Scouting trip to France: Isle sur la Sorgue.

Lately I’ve been writing a lot about a workshop that I’m helping to plan that will take place in the south of France, near Arles, in fall of 2020.  Well, just this past week I was finally able to get over there to do a little hands-on, boots on the ground sort of scouting of the places that we will be exploring a year from now, just to revisit and reverify their absolute fabulousness.

I can without a doubt now assure you:  The places on our list to see are indeed absolutely fabulous.

And I intend to paint a picture of each lovely location over the next few weeks with pictures and with words, both to cement the memories of being over there in my beloved Provence again and to entice you to want to see this off the beaten path part of France with me!  I mean it when I say that I want others to love it as much as I do.

And thus, I begin the story of our morning in Isle sur la Sorgue, our first stop on last week’s whirlwind trip and a must for next year’s workshop  Ah, Isle sur la Sorgue:  its name means that is an island on the Sorgue river, and if you study a map you will see that this is indeed the case.  The river actually splits in two and goes entirely around this quaint little Provencal town.  However, what the town is really known for has little to do with this lovely geographic feature and more to do with shopping.  This town is known for its weekly market.

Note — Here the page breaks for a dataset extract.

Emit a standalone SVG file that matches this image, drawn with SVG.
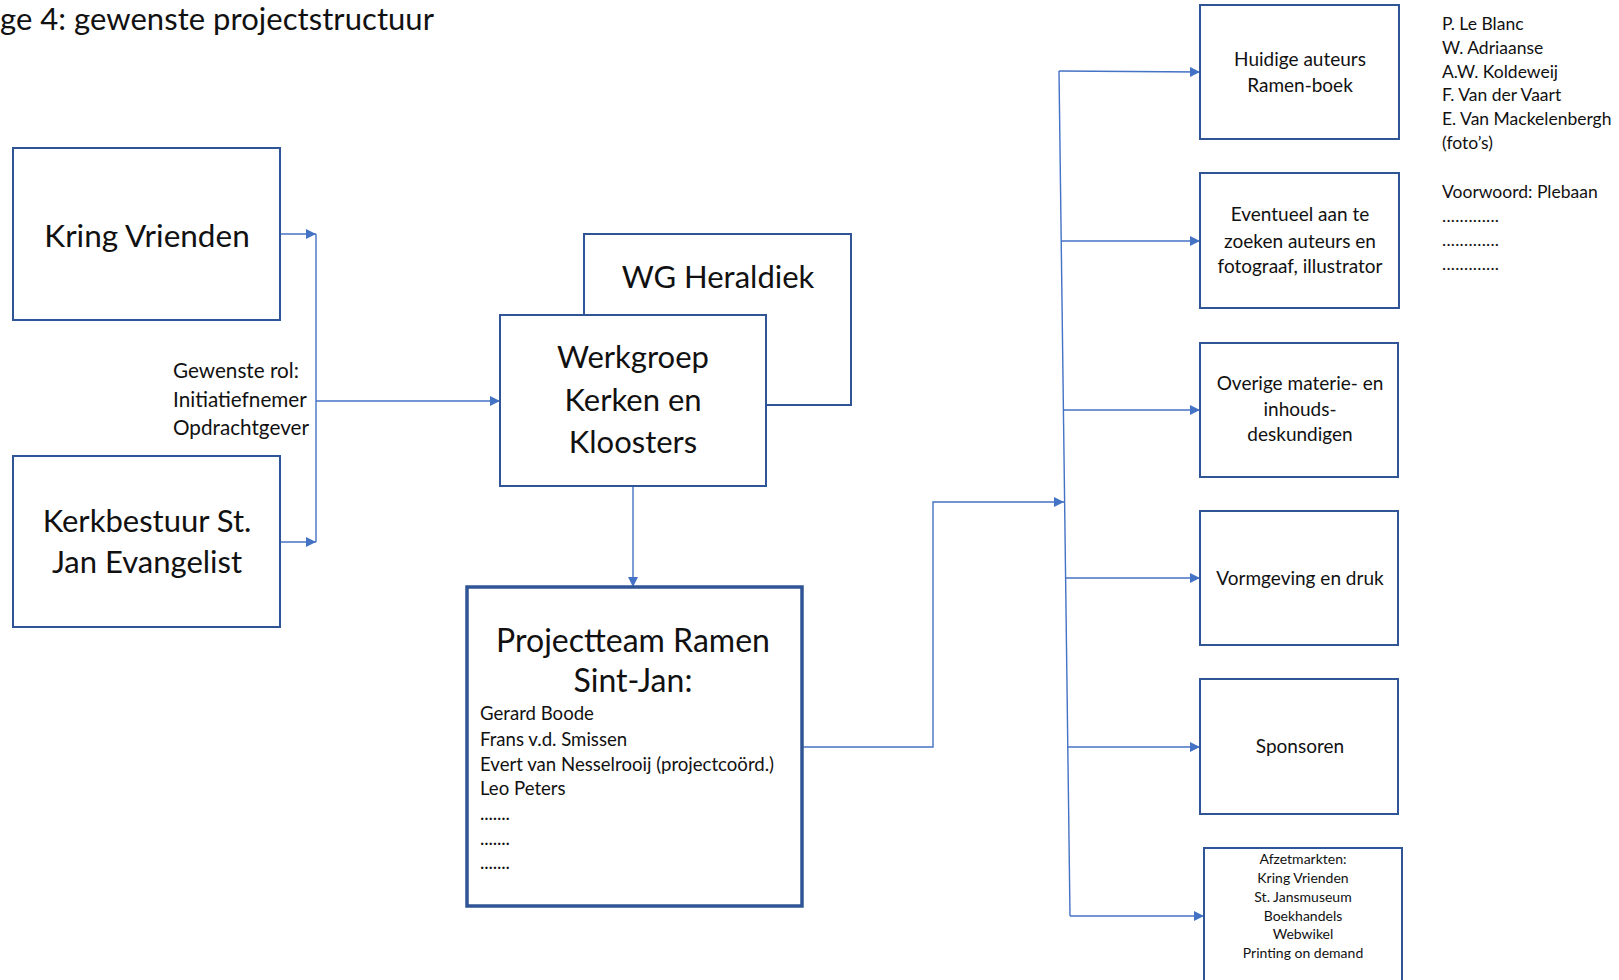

The famous market of Isle sur la Sorgue takes place every Sunday, beginning at around 8 to 9ish and continuing for honestly I don’t know how long, but I can attest that it was still going strong well after the magic hour of noon, when most of France comes to a grinding halt for the sacred ritual of lunch.  It was recommended that we get there at 8 in order to more easily find parking, which we did not do since we had arrived after midnight the night before to our house and were quite tired.  We found parking anyway, even with our nearly 10 am arrival after a lot of hunting around, but I’ll take the 8 am advice next time I’m there, if not even earlier.  The market itself is pretty typical: lots of produce, lots of bread, lots of gorgeous cheeses, LOTS of olives.  There are also the booths selling clothes and tablecloths and olive wood products, as well as homemade tapenade and spices.  You can even buy your underwear there if you are thus inclined.  However, the real reason we were there in this little town was for the antiques markets, which we found not in the crowded central area of the market, but rather across the river on the streets surrounding the “isle”.

And oh, what antiques markets we found!  18th century armoires, rich with a patina of time and multiple layers of paint awaited us, along with chandeliers and mirrored dressing tables and so much more.  We also found shops selling smaller bits of old stuff:  boxes filled with old tins and glove molds and vintage buttons… the list goes on.  They will happily (for a fee, bien sur) ship whatever treasure you find, we were assured over and over.  I promise you that between my friend and I we could have filled a container of treasures to send home to Atlanta!

We didn’t, though, not this time at least.  We brought home instead only photographs, which I will happily share with you now.

One of many waterwheels on the river that embraces this little town.
The interior courtyard of a large antiques market.
One of many gorgeous old armoires that really, really belong in my house.
Glove molds.
Buttons!  Everyday objects can be so beautiful.
My charming travel companion, lost in ephemera.
Church interior.  It was only as we were leaving the building that I saw the sign telling me that it was forbidden to take photos… oops.
The colors!
Side street, Isle sur la Sorgue.
This year’s lavender harvest.  You’d better believe a bag of them came home with me.
Another purloined church photo.
Yes please.  I’ll take some of each.
The first of many cafes we would encounter named after Vincent.
I mean, come on.  How is a town this beautiful?
Le pain quotidien.
Do I need to explain this?  Why else does one come to France, after all?